**SOURCE DATA**:
==========

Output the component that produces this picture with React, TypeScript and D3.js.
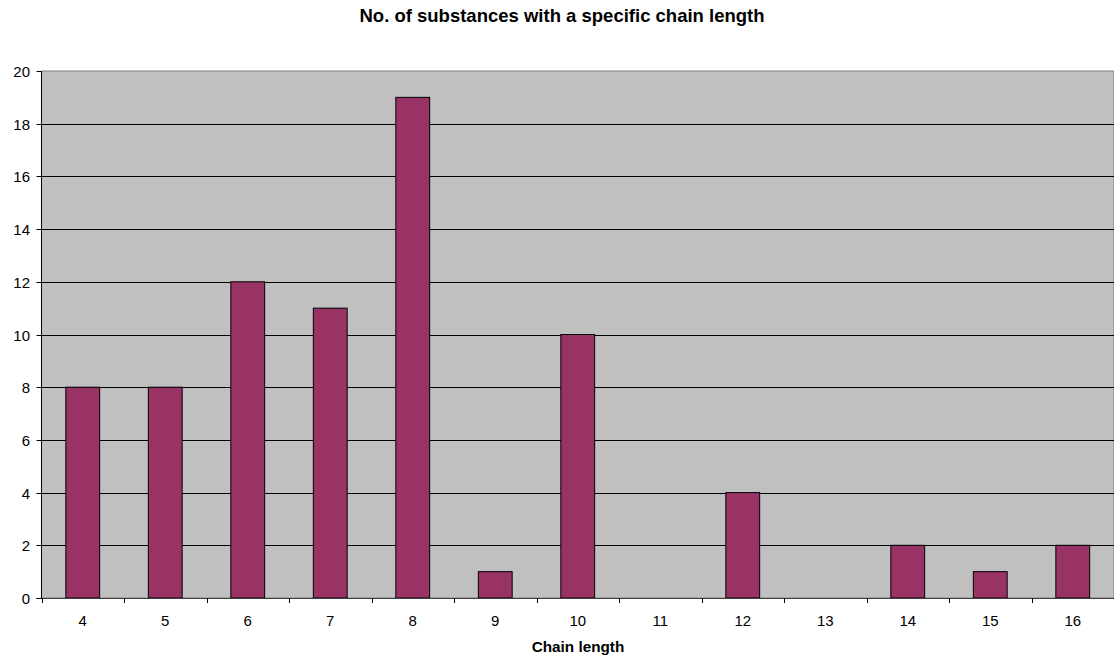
import React, { useEffect, useRef } from "react";
import * as d3 from "d3";

const categories = ["4", "5", "6", "7", "8", "9", "10", "11", "12", "13", "14", "15", "16"];
const counts = [8, 8, 12, 11, 19, 1, 10, 0, 4, 0, 2, 1, 2];
const yTicks = [0, 2, 4, 6, 8, 10, 12, 14, 16, 18, 20];

const W = 1114;
const H = 659;
const M = { left: 41.5, right: 1114, top: 71, bottom: 598 };

export default function App() {
  const ref = useRef<SVGSVGElement>(null);
  useEffect(() => {
    const svg = d3.select(ref.current);
    svg.selectAll("*").remove();
    const font = "'Liberation Sans', Arial, sans-serif";
    const x = d3.scaleBand().domain(categories).range([M.left, M.right]).paddingInner(0).paddingOuter(0);
    const y = d3.scaleLinear().domain([0, 20]).range([M.bottom, M.top]);

    svg.append("rect").attr("x", 0).attr("y", 0).attr("width", W).attr("height", H).attr("fill", "#fff");

    svg.append("rect")
      .attr("x", M.left).attr("y", M.top)
      .attr("width", M.right - M.left).attr("height", M.bottom - M.top)
      .attr("fill", "#c0c0c0").attr("stroke", "#808080").attr("stroke-width", 1);

    // gridlines
    svg.append("g").selectAll("line").data(yTicks.filter(t => t > 0 && t < 20)).join("line")
      .attr("x1", M.left).attr("x2", M.right)
      .attr("y1", d => Math.round(y(d)) + 0.5).attr("y2", d => Math.round(y(d)) + 0.5)
      .attr("stroke", "#000").attr("stroke-width", 1);

    // bars
    const bw = x.bandwidth() * 0.41;
    svg.append("g").selectAll("rect").data(counts.map((v, i) => ({ c: categories[i], v })).filter(d => d.v > 0)).join("rect")
      .attr("x", d => (x(d.c) as number) + x.bandwidth() / 2 - bw / 2)
      .attr("y", d => y(d.v))
      .attr("width", bw)
      .attr("height", d => y(0) - y(d.v))
      .attr("fill", "#993366").attr("stroke", "#000").attr("stroke-width", 1);

    // axes lines
    svg.append("line").attr("x1", M.left).attr("x2", M.left).attr("y1", M.top).attr("y2", M.bottom)
      .attr("stroke", "#000");
    svg.append("line").attr("x1", M.left - 5).attr("x2", M.right).attr("y1", M.bottom + 0.5).attr("y2", M.bottom + 0.5)
      .attr("stroke", "#404040");

    // y ticks
    const yg = svg.append("g");
    yTicks.forEach(t => {
      const yy = Math.round(y(t)) + 0.5;
      yg.append("line").attr("x1", M.left - 5).attr("x2", M.left).attr("y1", yy).attr("y2", yy).attr("stroke", "#000");
      yg.append("text").attr("x", 30).attr("y", yy).attr("dy", "0.35em").attr("text-anchor", "end")
        .attr("font-family", font).attr("font-size", 15).attr("fill", "#000").text(String(t));
    });

    // x ticks
    const xg = svg.append("g");
    categories.forEach((c) => {
      const xx = Math.round(x(c) as number) + 0.5;
      xg.append("line").attr("x1", xx).attr("x2", xx).attr("y1", M.bottom).attr("y2", M.bottom + 5).attr("stroke", "#000");
      xg.append("text").attr("x", (x(c) as number) + x.bandwidth() / 2).attr("y", 626).attr("text-anchor", "middle")
        .attr("font-family", font).attr("font-size", 15).attr("fill", "#000").text(c);
    });

    svg.append("text").attr("x", 562).attr("y", 22).attr("text-anchor", "middle")
      .attr("font-family", font).attr("font-size", 18.5).attr("font-weight", "bold").text("No. of substances with a specific chain length");
    svg.append("text").attr("x", 578).attr("y", 652).attr("text-anchor", "middle")
      .attr("font-family", font).attr("font-size", 15.3).attr("font-weight", "bold").text("Chain length");
  }, []);
  return (
    <svg ref={ref} width={W} height={H} style={{ position: "absolute", left: 0, top: 0, display: "block" }} />
  );
}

==========

**AIM OF THE EXERCISE**: Leave out the pictures and transcribe everything else exactly.

**COMPLETE RESPONSE**:
Output the component that produces this picture with React, TypeScript and D3.js.
import React, { useEffect, useRef } from "react";
import * as d3 from "d3";

const categories = ["4", "5", "6", "7", "8", "9", "10", "11", "12", "13", "14", "15", "16"];
const counts = [8, 8, 12, 11, 19, 1, 10, 0, 4, 0, 2, 1, 2];
const yTicks = [0, 2, 4, 6, 8, 10, 12, 14, 16, 18, 20];

const W = 1114;
const H = 659;
const M = { left: 41.5, right: 1114, top: 71, bottom: 598 };

export default function App() {
  const ref = useRef<SVGSVGElement>(null);
  useEffect(() => {
    const svg = d3.select(ref.current);
    svg.selectAll("*").remove();
    const font = "'Liberation Sans', Arial, sans-serif";
    const x = d3.scaleBand().domain(categories).range([M.left, M.right]).paddingInner(0).paddingOuter(0);
    const y = d3.scaleLinear().domain([0, 20]).range([M.bottom, M.top]);

    svg.append("rect").attr("x", 0).attr("y", 0).attr("width", W).attr("height", H).attr("fill", "#fff");

    svg.append("rect")
      .attr("x", M.left).attr("y", M.top)
      .attr("width", M.right - M.left).attr("height", M.bottom - M.top)
      .attr("fill", "#c0c0c0").attr("stroke", "#808080").attr("stroke-width", 1);

    // gridlines
    svg.append("g").selectAll("line").data(yTicks.filter(t => t > 0 && t < 20)).join("line")
      .attr("x1", M.left).attr("x2", M.right)
      .attr("y1", d => Math.round(y(d)) + 0.5).attr("y2", d => Math.round(y(d)) + 0.5)
      .attr("stroke", "#000").attr("stroke-width", 1);

    // bars
    const bw = x.bandwidth() * 0.41;
    svg.append("g").selectAll("rect").data(counts.map((v, i) => ({ c: categories[i], v })).filter(d => d.v > 0)).join("rect")
      .attr("x", d => (x(d.c) as number) + x.bandwidth() / 2 - bw / 2)
      .attr("y", d => y(d.v))
      .attr("width", bw)
      .attr("height", d => y(0) - y(d.v))
      .attr("fill", "#993366").attr("stroke", "#000").attr("stroke-width", 1);

    // axes lines
    svg.append("line").attr("x1", M.left).attr("x2", M.left).attr("y1", M.top).attr("y2", M.bottom)
      .attr("stroke", "#000");
    svg.append("line").attr("x1", M.left - 5).attr("x2", M.right).attr("y1", M.bottom + 0.5).attr("y2", M.bottom + 0.5)
      .attr("stroke", "#404040");

    // y ticks
    const yg = svg.append("g");
    yTicks.forEach(t => {
      const yy = Math.round(y(t)) + 0.5;
      yg.append("line").attr("x1", M.left - 5).attr("x2", M.left).attr("y1", yy).attr("y2", yy).attr("stroke", "#000");
      yg.append("text").attr("x", 30).attr("y", yy).attr("dy", "0.35em").attr("text-anchor", "end")
        .attr("font-family", font).attr("font-size", 15).attr("fill", "#000").text(String(t));
    });

    // x ticks
    const xg = svg.append("g");
    categories.forEach((c) => {
      const xx = Math.round(x(c) as number) + 0.5;
      xg.append("line").attr("x1", xx).attr("x2", xx).attr("y1", M.bottom).attr("y2", M.bottom + 5).attr("stroke", "#000");
      xg.append("text").attr("x", (x(c) as number) + x.bandwidth() / 2).attr("y", 626).attr("text-anchor", "middle")
        .attr("font-family", font).attr("font-size", 15).attr("fill", "#000").text(c);
    });

    svg.append("text").attr("x", 562).attr("y", 22).attr("text-anchor", "middle")
      .attr("font-family", font).attr("font-size", 18.5).attr("font-weight", "bold").text("No. of substances with a specific chain length");
    svg.append("text").attr("x", 578).attr("y", 652).attr("text-anchor", "middle")
      .attr("font-family", font).attr("font-size", 15.3).attr("font-weight", "bold").text("Chain length");
  }, []);
  return (
    <svg ref={ref} width={W} height={H} style={{ position: "absolute", left: 0, top: 0, display: "block" }} />
  );
}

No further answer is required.